-- MATERIAL SHOWN start --

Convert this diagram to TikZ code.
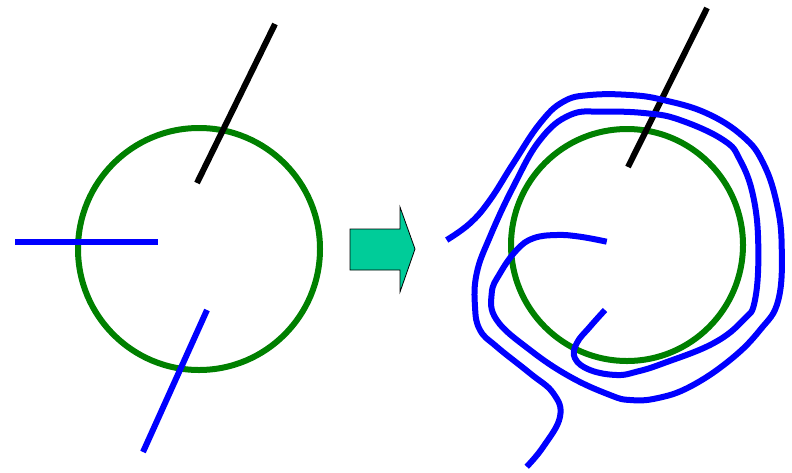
\documentclass[tikz,border=0pt]{standalone}
\begin{document}
\begin{tikzpicture}[x=1pt,y=-1pt,
  ring/.style={draw={rgb,255:red,0;green,128;blue,0},line width=6pt},
  blk/.style={draw=black,line width=6pt},
  wire/.style={draw={rgb,255:red,0;green,0;blue,255},line width=6pt},
  bigarrow/.style={draw=black,line width=0.8pt,fill={rgb,255:red,0;green,204;blue,153},line join=miter}]
\useasboundingbox (0,0) rectangle (792,472);
% left
\draw[ring] (199,249) circle[radius=121];
\coordinate (la) at (197,183); \coordinate (lb) at (275,24);
\draw[blk] (la) -- (lb);
\coordinate (lc) at (15,242); \coordinate (ld) at (158,242);
\draw[wire] (lc) -- (ld);
\coordinate (le) at (207,310); \coordinate (lf) at (143,452);
\draw[wire] (le) -- (lf);
% arrow
\draw[bigarrow] (350,229) -- (400,229) -- (400,207) -- (415,249) -- (400,292) -- (400,270) -- (350,270) -- cycle;
% right
\draw[ring] (627,245) circle[radius=116];
\coordinate (ra) at (628,167); \coordinate (rb) at (707,8);
\draw[blk] (ra) -- (rb);
\draw[wire] plot[smooth,tension=0.7] coordinates {
(526.7,466.7) (543.3,446.7) (560,416.7) (553.3,393.3) (530,373.3) (496.7,346.7)
(480,330) (475,306.7) (476.7,273.3) (490,236.7) (513.3,186.7) (540,140) (570,115)
(603.3,111.7) (646.7,113.3) (680,120) (723.3,140) (740,160) (753.3,196.7)
(758.3,246.7) (755,300) (743.3,320) (713.3,343.3) (663.3,363.3) (636.7,371.7)
(616.7,375) (590,370) (575,358.3) (576.7,343.3) (590,326.7) (605,310)};
\draw[wire] plot[smooth,tension=0.7] coordinates {
(446.7,240) (470,223.3) (490,200) (513.3,163.3) (540,123.3) (563.3,101.7) (590,95)
(630,95) (663.3,100) (706.7,113.3) (743.3,136.7) (763.3,163.3) (776.7,203.3)
(781.7,246.7) (778.3,300) (760,330) (730,360) (690,386.7) (656.7,398.3) (630,400)
(610,395) (570,376.7) (530,350) (496.7,320) (491.7,293.3) (500,273.3) (516.7,250)
(533.3,238.3) (556.7,235) (580,236.7) (606.7,241.7)};
\end{tikzpicture}
\end{document}
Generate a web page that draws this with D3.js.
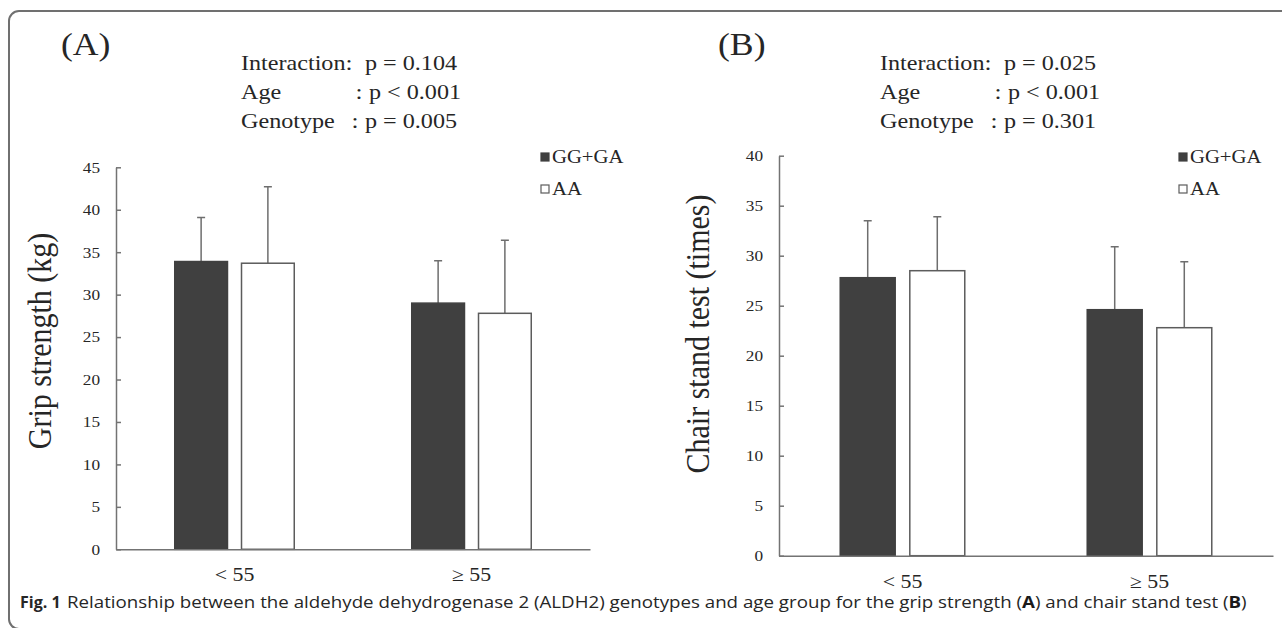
<!DOCTYPE html>
<html>
<head>
<meta charset="utf-8">
<script src="https://cdn.jsdelivr.net/npm/d3@7"></script>
<style>
  body { margin: 0; background: #fff; }
  svg { display: block; }
  text { font-family: "Liberation Serif", "Times New Roman", serif; fill: #262626; }
</style>
</head>
<body>
<div id="chart"></div>
<script>
// data
const ageGroups = ["< 55", "≥ 55"];
const genotypes = ["GG+GA", "AA"];

const gripMeanGG = [33.9, 29.0];
const gripMeanAA = [33.7, 27.8];
const gripSdGG = [5.2, 5.0];
const gripSdAA = [9.0, 8.6];

const chairMeanGG = [27.8, 24.6];
const chairMeanAA = [28.5, 22.8];
const chairSdGG = [5.7, 6.3];
const chairSdAA = [5.4, 6.6];

const gripTicks = [0, 5, 10, 15, 20, 25, 30, 35, 40, 45];
const chairTicks = [0, 5, 10, 15, 20, 25, 30, 35, 40];

const statLabels = ["Interaction", "Age", "Genotype"];
const gripP = ["p = 0.104", "p < 0.001", "p = 0.005"];
const chairP = ["p = 0.025", "p < 0.001", "p = 0.301"];

const width = 1282, height = 628;
const S = 1.15; // the figure text is a bit stretched sideways

const svg = d3.select("#chart").append("svg")
    .attr("width", width)
    .attr("height", height);

// frame round the figure
svg.append("rect")
    .attr("x", 9).attr("y", 11)
    .attr("width", 1320).attr("height", 618)
    .attr("rx", 10)
    .attr("fill", "none")
    .attr("stroke", "#707070")
    .attr("stroke-width", 2);

function stretchText(g, x, y, str, size) {
  return g.append("text")
      .attr("transform", `translate(${x},${y}) scale(${S},1)`)
      .style("font-size", size + "px")
      .text(str);
}

function rows(meanGG, meanAA, sdGG, sdAA) {
  return ageGroups.map((age, i) => ({
    age: age,
    bars: [
      { g: genotypes[0], mean: meanGG[i], sd: sdGG[i] },
      { g: genotypes[1], mean: meanAA[i], sd: sdAA[i] }
    ]
  }));
}

const panels = [
  { letter: "(A)", letterX: 61, statX: 241, pvals: gripP,
    title: "Grip strength (kg)", titleX: 51, titleY: 341,
    x0: 116, x1: 590, yTop: 167.3, yBottom: 549.3, yMax: 45, ticks: gripTicks,
    legendX: 541,
    data: rows(gripMeanGG, gripMeanAA, gripSdGG, gripSdAA) },
  { letter: "(B)", letterX: 718, statX: 880, pvals: chairP,
    title: "Chair stand test (times)", titleX: 709, titleY: 334,
    x0: 779, x1: 1273, yTop: 155.7, yBottom: 555.7, yMax: 40, ticks: chairTicks,
    legendX: 1179,
    data: rows(chairMeanGG, chairMeanAA, chairSdGG, chairSdAA) }
];

// colon and value offsets follow the spacing of the original lines
const colonDx = [108, 118, 114];
const valueDx = [124, 128, 124];

panels.forEach(p => {
  const g = svg.append("g");

  // panel letter and p values
  stretchText(g, p.letterX, 55, p.letter, 31);
  statLabels.forEach((lab, i) => {
    const y = 70 + i * 29;
    stretchText(g, p.statX, y, lab, 21);
    stretchText(g, p.statX + colonDx[i], y, ":", 22).attr("text-anchor", "middle");
    stretchText(g, p.statX + valueDx[i], y, p.pvals[i], 21);
  });

  const x = d3.scaleBand()
      .domain(ageGroups)
      .range([p.x0, p.x1])
      .padding(0);

  const xInner = d3.scaleBand()
      .domain(genotypes)
      .range([0, x.bandwidth()])
      .paddingInner(0.21)
      .paddingOuter(0.88);

  const y = d3.scaleLinear()
      .domain([0, p.yMax])
      .range([p.yBottom, p.yTop]);

  const fill = d3.scaleOrdinal().domain(genotypes).range(["#404040", "#ffffff"]);
  const edge = d3.scaleOrdinal().domain(genotypes).range(["#404040", "#5c5c5c"]);

  const groups = g.selectAll(".grp")
      .data(p.data)
      .enter()
      .append("g")
      .attr("class", "grp")
      .attr("transform", d => `translate(${x(d.age)},0)`);

  // error bars (upper whisker only)
  groups.selectAll(".err")
      .data(d => d.bars)
      .enter()
      .append("path")
      .attr("class", "err")
      .attr("d", d => {
        const cx = xInner(d.g) + xInner.bandwidth() / 2;
        return `M${cx},${y(d.mean)}V${y(d.mean + d.sd)}M${cx - 4},${y(d.mean + d.sd)}H${cx + 4}`;
      })
      .attr("fill", "none")
      .attr("stroke", "#6e6e6e")
      .attr("stroke-width", 1.5);

  groups.selectAll(".bar")
      .data(d => d.bars)
      .enter()
      .append("rect")
      .attr("class", "bar")
      .attr("x", d => xInner(d.g))
      .attr("y", d => y(d.mean))
      .attr("width", xInner.bandwidth())
      .attr("height", d => y(0) - y(d.mean))
      .attr("fill", d => fill(d.g))
      .attr("stroke", d => edge(d.g))
      .attr("stroke-width", 1.5);

  // y axis, ticks point inwards
  const yAxis = g.append("g")
      .attr("transform", `translate(${p.x0},0)`)
      .call(d3.axisLeft(y).tickValues(p.ticks).tickSizeInner(-5).tickSizeOuter(0).tickPadding(16));
  yAxis.select(".domain").attr("stroke", "#737373").attr("stroke-width", 1.5);
  yAxis.selectAll(".tick line").attr("stroke", "#737373").attr("stroke-width", 1.5);
  yAxis.selectAll(".tick text")
      .attr("x", -16 / S)
      .attr("transform", `scale(${S},1)`)
      .style("font-size", "15px")
      .style("font-family", "Liberation Serif")
      .attr("fill", "#333");

  // x axis, no ticks
  const xAxis = g.append("g")
      .attr("transform", `translate(0,${y(0)})`)
      .call(d3.axisBottom(x).tickSize(0).tickPadding(0));
  xAxis.select(".domain").attr("stroke", "#737373").attr("stroke-width", 1.5);
  xAxis.selectAll(".tick text")
      .attr("dy", null)
      .attr("y", 32)
      .attr("transform", `scale(${S},1)`)
      .style("font-size", "19px")
      .style("font-family", "Liberation Serif")
      .attr("fill", "#333");

  // axis title
  g.append("text")
      .attr("transform", `translate(${p.titleX},${p.titleY}) scale(${S},1) rotate(-90)`)
      .attr("text-anchor", "middle")
      .style("font-size", "30px")
      .text(p.title);

  // legend
  const leg = g.selectAll(".leg")
      .data(genotypes)
      .enter()
      .append("g")
      .attr("class", "leg")
      .attr("transform", (d, i) => `translate(${p.legendX},${163 + i * 32})`);
  leg.append("rect")
      .attr("x", 0).attr("y", -10)
      .attr("width", 8).attr("height", 8)
      .attr("fill", d => fill(d))
      .attr("stroke", d => edge(d))
      .attr("stroke-width", 1.2);
  leg.append("text")
      .attr("transform", `translate(11,0) scale(${S},1)`)
      .style("font-size", "18px")
      .text(d => d);
});

// caption
const cap = svg.append("g").style("font-family", "'Open Sans', 'Noto Sans', sans-serif");
cap.append("text")
    .attr("x", 20).attr("y", 608)
    .style("font-family", "inherit")
    .style("font-size", "16px")
    .style("font-weight", "bold")
    .attr("fill", "#1a1a1a")
    .text("Fig. 1");
const capText = cap.append("text")
    .attr("y", 608)
    .style("font-family", "inherit")
    .style("font-size", "16px")
    .attr("fill", "#333");
capText.append("tspan").text("Relationship between the aldehyde dehydrogenase 2 (ALDH2) genotypes and age group for the grip strength (");
capText.append("tspan").style("font-weight", "bold").attr("fill", "#1a1a1a").text("A");
capText.append("tspan").text(") and chair stand test (");
capText.append("tspan").style("font-weight", "bold").attr("fill", "#1a1a1a").text("B");
capText.append("tspan").text(")");
const capStart = 67, capEnd = 1247;
const w = capText.node().getComputedTextLength();
capText.attr("transform", `translate(${capStart},0) scale(${(capEnd - capStart) / w},1)`);
</script>
</body>
</html>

-- MATERIAL SHOWN end --

[WHAT IS REQUIRED] Display every line of the listing that contains the string "this".

[SOLUTION BELOW]
Convert this diagram to TikZ code.
Generate a web page that draws this with D3.js.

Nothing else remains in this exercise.